__What to produce__:
Tally how many lines of these entries hold the string "this". Return the number alone.
===== Extracted data =====
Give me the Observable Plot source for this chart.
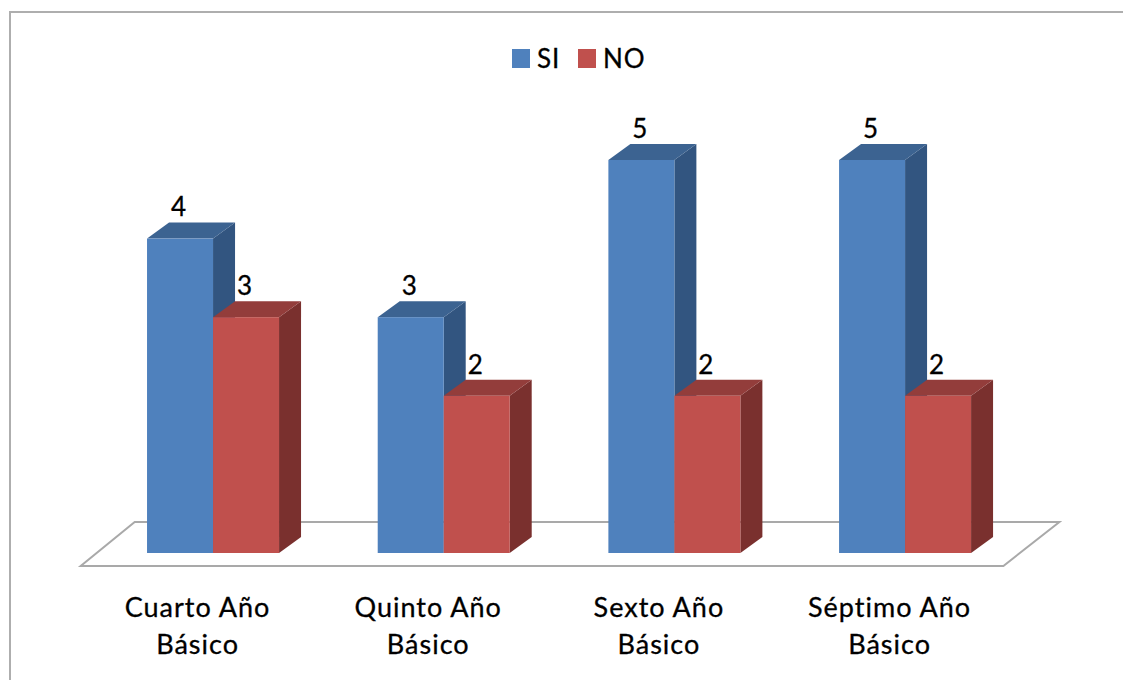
=====
===== Extracted data =====
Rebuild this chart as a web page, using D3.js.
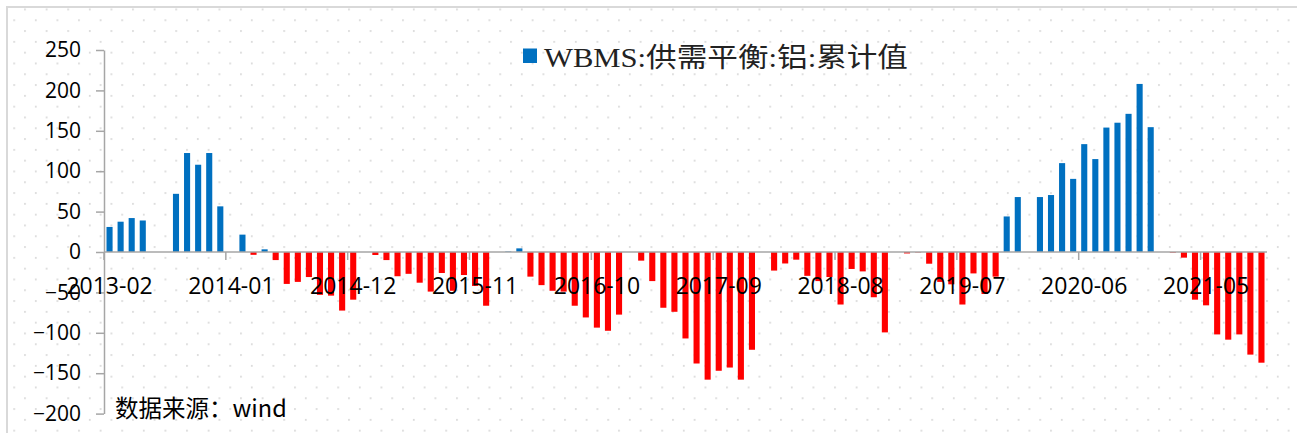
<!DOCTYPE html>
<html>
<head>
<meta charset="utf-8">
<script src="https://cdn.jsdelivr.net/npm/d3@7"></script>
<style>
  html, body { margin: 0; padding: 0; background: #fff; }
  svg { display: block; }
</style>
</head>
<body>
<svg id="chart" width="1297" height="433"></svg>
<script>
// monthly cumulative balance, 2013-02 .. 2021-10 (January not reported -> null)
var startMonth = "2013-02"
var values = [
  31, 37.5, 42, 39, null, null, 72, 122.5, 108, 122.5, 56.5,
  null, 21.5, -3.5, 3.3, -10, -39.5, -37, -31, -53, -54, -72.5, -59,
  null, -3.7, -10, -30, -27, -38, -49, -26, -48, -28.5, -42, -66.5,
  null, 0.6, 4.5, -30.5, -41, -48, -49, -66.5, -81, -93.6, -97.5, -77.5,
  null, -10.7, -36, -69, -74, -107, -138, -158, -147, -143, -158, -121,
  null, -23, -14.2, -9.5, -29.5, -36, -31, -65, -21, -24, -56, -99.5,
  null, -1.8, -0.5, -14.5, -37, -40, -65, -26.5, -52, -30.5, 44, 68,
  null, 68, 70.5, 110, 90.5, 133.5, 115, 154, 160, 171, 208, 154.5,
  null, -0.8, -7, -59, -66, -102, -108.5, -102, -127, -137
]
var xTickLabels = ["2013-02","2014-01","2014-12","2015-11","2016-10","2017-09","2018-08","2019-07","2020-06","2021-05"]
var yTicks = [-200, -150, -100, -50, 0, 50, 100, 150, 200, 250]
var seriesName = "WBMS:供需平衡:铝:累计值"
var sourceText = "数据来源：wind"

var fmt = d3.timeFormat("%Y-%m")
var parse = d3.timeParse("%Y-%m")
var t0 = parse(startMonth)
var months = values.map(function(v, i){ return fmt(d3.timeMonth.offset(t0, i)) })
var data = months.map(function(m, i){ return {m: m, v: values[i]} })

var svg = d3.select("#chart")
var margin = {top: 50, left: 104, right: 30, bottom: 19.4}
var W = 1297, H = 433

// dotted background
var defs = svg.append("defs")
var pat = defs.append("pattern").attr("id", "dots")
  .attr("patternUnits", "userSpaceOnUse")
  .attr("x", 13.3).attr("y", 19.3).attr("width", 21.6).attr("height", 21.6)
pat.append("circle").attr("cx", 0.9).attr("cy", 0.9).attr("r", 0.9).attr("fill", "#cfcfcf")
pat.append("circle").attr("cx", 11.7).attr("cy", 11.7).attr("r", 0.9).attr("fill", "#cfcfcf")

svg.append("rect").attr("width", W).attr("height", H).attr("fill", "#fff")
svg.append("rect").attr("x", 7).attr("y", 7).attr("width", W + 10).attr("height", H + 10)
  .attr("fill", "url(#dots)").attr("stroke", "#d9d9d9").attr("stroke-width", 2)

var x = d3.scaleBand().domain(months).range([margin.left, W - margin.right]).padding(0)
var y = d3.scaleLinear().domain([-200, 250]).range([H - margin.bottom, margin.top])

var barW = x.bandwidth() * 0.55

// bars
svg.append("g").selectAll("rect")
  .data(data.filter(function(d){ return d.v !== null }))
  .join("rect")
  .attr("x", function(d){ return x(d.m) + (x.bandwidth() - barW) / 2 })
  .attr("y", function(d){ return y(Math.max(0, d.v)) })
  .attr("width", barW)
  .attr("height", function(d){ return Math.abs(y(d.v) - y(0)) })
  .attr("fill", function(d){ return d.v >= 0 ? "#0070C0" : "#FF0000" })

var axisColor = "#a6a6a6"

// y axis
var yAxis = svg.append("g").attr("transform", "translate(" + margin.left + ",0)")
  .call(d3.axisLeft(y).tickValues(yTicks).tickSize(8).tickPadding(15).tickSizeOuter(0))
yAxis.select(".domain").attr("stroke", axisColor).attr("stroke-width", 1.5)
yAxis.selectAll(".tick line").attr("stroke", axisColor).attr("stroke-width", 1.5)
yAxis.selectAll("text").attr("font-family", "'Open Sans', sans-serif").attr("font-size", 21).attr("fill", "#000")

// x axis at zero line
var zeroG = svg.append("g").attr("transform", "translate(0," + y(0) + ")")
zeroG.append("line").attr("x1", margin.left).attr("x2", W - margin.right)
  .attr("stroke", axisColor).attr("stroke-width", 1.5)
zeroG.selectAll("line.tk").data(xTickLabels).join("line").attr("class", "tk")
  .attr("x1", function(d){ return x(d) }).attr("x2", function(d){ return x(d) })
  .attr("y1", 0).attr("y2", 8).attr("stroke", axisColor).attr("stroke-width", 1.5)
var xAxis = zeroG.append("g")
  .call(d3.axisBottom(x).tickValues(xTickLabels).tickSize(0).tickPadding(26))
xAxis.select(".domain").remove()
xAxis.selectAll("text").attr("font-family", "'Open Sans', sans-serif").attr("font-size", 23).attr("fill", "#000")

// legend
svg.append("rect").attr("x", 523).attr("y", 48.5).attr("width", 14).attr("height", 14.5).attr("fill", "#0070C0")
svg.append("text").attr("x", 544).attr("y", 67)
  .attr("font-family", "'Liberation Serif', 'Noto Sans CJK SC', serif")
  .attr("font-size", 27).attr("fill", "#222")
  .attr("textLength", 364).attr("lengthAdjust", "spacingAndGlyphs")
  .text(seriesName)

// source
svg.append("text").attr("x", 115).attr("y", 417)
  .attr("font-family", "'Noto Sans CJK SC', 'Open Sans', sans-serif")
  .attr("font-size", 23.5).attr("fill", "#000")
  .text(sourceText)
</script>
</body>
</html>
=====
__Exercise response__:
2